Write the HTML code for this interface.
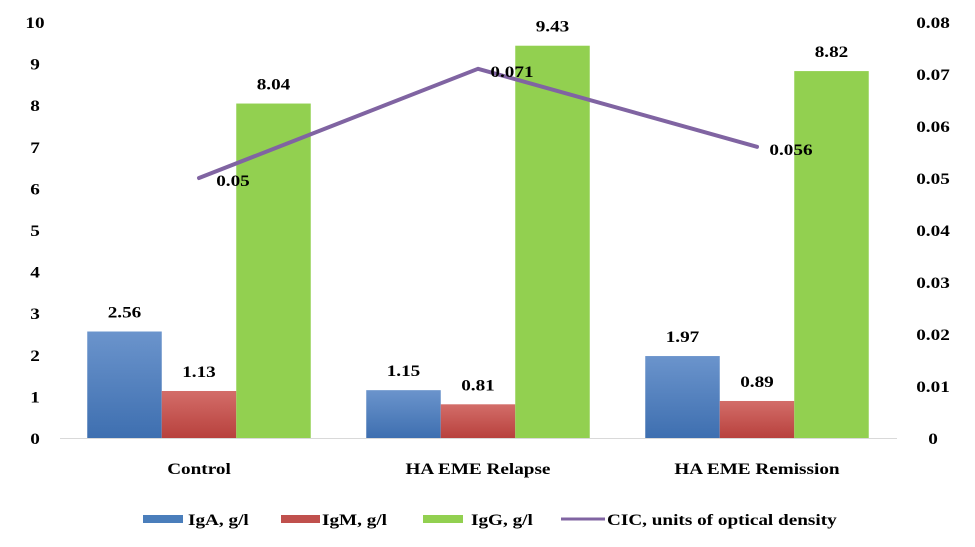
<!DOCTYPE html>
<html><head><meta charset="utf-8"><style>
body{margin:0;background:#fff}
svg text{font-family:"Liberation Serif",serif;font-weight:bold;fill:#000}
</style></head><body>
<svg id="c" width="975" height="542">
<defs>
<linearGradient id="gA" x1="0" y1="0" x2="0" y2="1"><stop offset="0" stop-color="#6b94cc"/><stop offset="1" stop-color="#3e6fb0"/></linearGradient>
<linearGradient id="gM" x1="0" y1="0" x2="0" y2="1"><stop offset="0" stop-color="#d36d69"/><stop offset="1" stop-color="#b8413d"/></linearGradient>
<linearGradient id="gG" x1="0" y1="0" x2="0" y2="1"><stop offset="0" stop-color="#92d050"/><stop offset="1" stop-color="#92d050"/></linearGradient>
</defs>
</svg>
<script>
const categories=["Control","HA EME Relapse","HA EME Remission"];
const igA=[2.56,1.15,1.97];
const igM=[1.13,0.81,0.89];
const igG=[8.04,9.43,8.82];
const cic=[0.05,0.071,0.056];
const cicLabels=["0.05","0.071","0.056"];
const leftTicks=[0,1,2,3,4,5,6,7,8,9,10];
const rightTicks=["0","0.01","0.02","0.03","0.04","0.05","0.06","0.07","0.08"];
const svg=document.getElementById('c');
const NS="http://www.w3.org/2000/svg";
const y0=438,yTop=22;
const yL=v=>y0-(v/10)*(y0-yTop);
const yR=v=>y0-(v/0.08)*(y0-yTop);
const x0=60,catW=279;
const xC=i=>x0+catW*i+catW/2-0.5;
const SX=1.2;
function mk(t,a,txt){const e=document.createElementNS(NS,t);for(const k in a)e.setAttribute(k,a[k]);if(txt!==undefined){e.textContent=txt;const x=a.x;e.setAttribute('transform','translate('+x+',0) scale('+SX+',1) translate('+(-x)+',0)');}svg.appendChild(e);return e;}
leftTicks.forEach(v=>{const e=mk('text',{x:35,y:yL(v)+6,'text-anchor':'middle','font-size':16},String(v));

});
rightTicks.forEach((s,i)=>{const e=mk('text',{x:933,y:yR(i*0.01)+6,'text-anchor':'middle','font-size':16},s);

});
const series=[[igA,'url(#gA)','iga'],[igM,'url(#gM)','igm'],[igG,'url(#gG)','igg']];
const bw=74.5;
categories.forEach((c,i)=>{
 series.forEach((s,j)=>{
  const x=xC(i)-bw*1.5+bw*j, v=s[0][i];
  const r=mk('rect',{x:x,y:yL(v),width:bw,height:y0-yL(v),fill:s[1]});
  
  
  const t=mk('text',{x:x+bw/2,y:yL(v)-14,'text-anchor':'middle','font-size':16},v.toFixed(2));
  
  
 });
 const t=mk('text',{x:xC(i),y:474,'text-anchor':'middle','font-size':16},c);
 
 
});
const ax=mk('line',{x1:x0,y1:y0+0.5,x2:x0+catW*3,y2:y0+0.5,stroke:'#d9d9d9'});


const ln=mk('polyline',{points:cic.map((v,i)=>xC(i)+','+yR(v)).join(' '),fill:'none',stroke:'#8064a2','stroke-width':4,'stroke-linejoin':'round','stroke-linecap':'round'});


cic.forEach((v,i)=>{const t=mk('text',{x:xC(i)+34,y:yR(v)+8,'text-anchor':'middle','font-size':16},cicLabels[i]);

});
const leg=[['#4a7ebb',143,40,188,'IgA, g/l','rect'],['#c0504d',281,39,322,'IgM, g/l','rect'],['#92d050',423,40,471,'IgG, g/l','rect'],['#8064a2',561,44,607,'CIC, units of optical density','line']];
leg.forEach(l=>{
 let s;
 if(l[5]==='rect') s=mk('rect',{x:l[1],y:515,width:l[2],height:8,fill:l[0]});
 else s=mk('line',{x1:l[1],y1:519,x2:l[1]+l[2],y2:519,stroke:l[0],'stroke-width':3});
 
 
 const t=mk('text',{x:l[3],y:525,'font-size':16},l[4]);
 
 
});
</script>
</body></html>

------------------------------------------------------------

**Problem to solve:**
Set down the material above as is, without any pictures.

**Expected answer:**
Write the HTML code for this interface.
<!DOCTYPE html>
<html><head><meta charset="utf-8"><style>
body{margin:0;background:#fff}
svg text{font-family:"Liberation Serif",serif;font-weight:bold;fill:#000}
</style></head><body>
<svg id="c" width="975" height="542">
<defs>
<linearGradient id="gA" x1="0" y1="0" x2="0" y2="1"><stop offset="0" stop-color="#6b94cc"/><stop offset="1" stop-color="#3e6fb0"/></linearGradient>
<linearGradient id="gM" x1="0" y1="0" x2="0" y2="1"><stop offset="0" stop-color="#d36d69"/><stop offset="1" stop-color="#b8413d"/></linearGradient>
<linearGradient id="gG" x1="0" y1="0" x2="0" y2="1"><stop offset="0" stop-color="#92d050"/><stop offset="1" stop-color="#92d050"/></linearGradient>
</defs>
</svg>
<script>
const categories=["Control","HA EME Relapse","HA EME Remission"];
const igA=[2.56,1.15,1.97];
const igM=[1.13,0.81,0.89];
const igG=[8.04,9.43,8.82];
const cic=[0.05,0.071,0.056];
const cicLabels=["0.05","0.071","0.056"];
const leftTicks=[0,1,2,3,4,5,6,7,8,9,10];
const rightTicks=["0","0.01","0.02","0.03","0.04","0.05","0.06","0.07","0.08"];
const svg=document.getElementById('c');
const NS="http://www.w3.org/2000/svg";
const y0=438,yTop=22;
const yL=v=>y0-(v/10)*(y0-yTop);
const yR=v=>y0-(v/0.08)*(y0-yTop);
const x0=60,catW=279;
const xC=i=>x0+catW*i+catW/2-0.5;
const SX=1.2;
function mk(t,a,txt){const e=document.createElementNS(NS,t);for(const k in a)e.setAttribute(k,a[k]);if(txt!==undefined){e.textContent=txt;const x=a.x;e.setAttribute('transform','translate('+x+',0) scale('+SX+',1) translate('+(-x)+',0)');}svg.appendChild(e);return e;}
leftTicks.forEach(v=>{const e=mk('text',{x:35,y:yL(v)+6,'text-anchor':'middle','font-size':16},String(v));

});
rightTicks.forEach((s,i)=>{const e=mk('text',{x:933,y:yR(i*0.01)+6,'text-anchor':'middle','font-size':16},s);

});
const series=[[igA,'url(#gA)','iga'],[igM,'url(#gM)','igm'],[igG,'url(#gG)','igg']];
const bw=74.5;
categories.forEach((c,i)=>{
 series.forEach((s,j)=>{
  const x=xC(i)-bw*1.5+bw*j, v=s[0][i];
  const r=mk('rect',{x:x,y:yL(v),width:bw,height:y0-yL(v),fill:s[1]});
  
  
  const t=mk('text',{x:x+bw/2,y:yL(v)-14,'text-anchor':'middle','font-size':16},v.toFixed(2));
  
  
 });
 const t=mk('text',{x:xC(i),y:474,'text-anchor':'middle','font-size':16},c);
 
 
});
const ax=mk('line',{x1:x0,y1:y0+0.5,x2:x0+catW*3,y2:y0+0.5,stroke:'#d9d9d9'});


const ln=mk('polyline',{points:cic.map((v,i)=>xC(i)+','+yR(v)).join(' '),fill:'none',stroke:'#8064a2','stroke-width':4,'stroke-linejoin':'round','stroke-linecap':'round'});


cic.forEach((v,i)=>{const t=mk('text',{x:xC(i)+34,y:yR(v)+8,'text-anchor':'middle','font-size':16},cicLabels[i]);

});
const leg=[['#4a7ebb',143,40,188,'IgA, g/l','rect'],['#c0504d',281,39,322,'IgM, g/l','rect'],['#92d050',423,40,471,'IgG, g/l','rect'],['#8064a2',561,44,607,'CIC, units of optical density','line']];
leg.forEach(l=>{
 let s;
 if(l[5]==='rect') s=mk('rect',{x:l[1],y:515,width:l[2],height:8,fill:l[0]});
 else s=mk('line',{x1:l[1],y1:519,x2:l[1]+l[2],y2:519,stroke:l[0],'stroke-width':3});
 
 
 const t=mk('text',{x:l[3],y:525,'font-size':16},l[4]);
 
 
});
</script>
</body></html>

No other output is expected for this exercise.